Donald Trump is fending off lawfare like no other President before him.
The foundation of Trump’s agenda is under siege.
And Donald Trump just suffered this bad loss in court that will make his blood boil.
Obscure court blocks Liberation Day tariffs
Most Americans had never heard of the Court of International Trade before.
The New York-based tribunal is now a household name.
That’s because a three judge panel – consisting of one Reagan, Obama, and Trump appointees – issued a summary judgment blocking all of the Liberation Day tariffs President Trump imposed on April 2 as part of a strategy to renegotiate global trade deals to favor American workers.
In their ruling, the three judges held that the International Emergency Economic Powers Act of 1977 (IEEPA) didn’t grant the President the unilateral authority to impose tariffs since the Constitution reserves the right to levy taxes to Congress.
“The Constitution assigns Congress the exclusive powers to ‘lay and collect Taxes, Duties, Imposts and Excises,’ and to ‘regulate Commerce with foreign Nations.’ U.S. Const. art. I, § 8, cls. 1, 3. The question in the two cases before the court is whether the International Emergency Economic Powers Act of 1977 (‘IEEPA’) delegates these powers to the President in the form of authority to impose unlimited tariffs on goods from nearly every country he court does not read IEEPA to confer such unbounded authority and sets aside the challenged tariffs imposed thereunder,” the ruling read.
The judges also rejected the notion that the President’s ability to declare a national emergency under IEEPA wasn’t reviewable by the courts.
“IEEPA requires more than just the fact of a presidential finding or declaration: ‘The authorities granted to the President by section 1702 of this title may only be exercised to deal with an unusual and extraordinary threat with respect to which a national emergency has been declared for purposes of this chapter and may not be exercised for any other purpose.’ 50 U.S.C. § 1701(b) (emphasis added). This language, importantly, does not commit the question of whether IEEPA authority ‘deal[s] with an unusual and extraordinary threat’ to the President’s judgment. It does not grant IEEPA authority to the President simply when he ‘finds’ or ‘determines’ that an unusual and extraordinary threat exists,” the ruling went on to say.
Global chaos
This ruling not only ended the tariffs for now, but it also created chaos in the global economy.

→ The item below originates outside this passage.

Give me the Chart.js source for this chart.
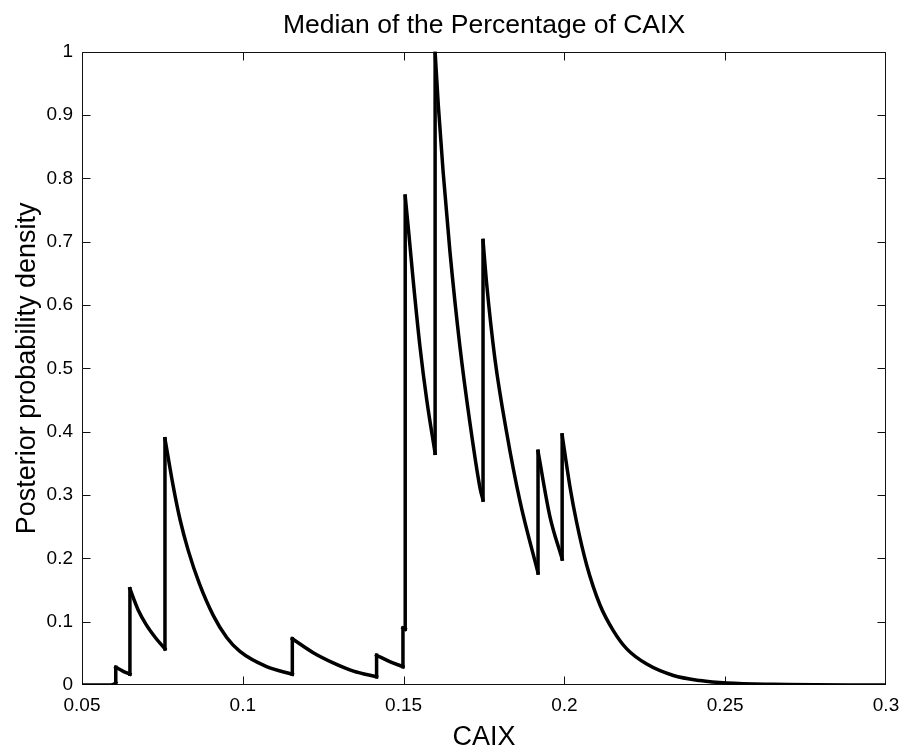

President Trump was in the middle of negotiations with 18 key trading partners and the courts yanked away his number one bargaining chip.
White House Deputy Chief of Staff Stephen Miller slammed the court for usurping the President’s ability to conduct foreign policy.
“The judicial coup is out of control,” Miller posted on X.
This case should swiftly make its way to the Supreme Court.
But it is yet another front in the escalating war the judiciary is waging against the idea that President Trump has the right to be President and carry out his agenda.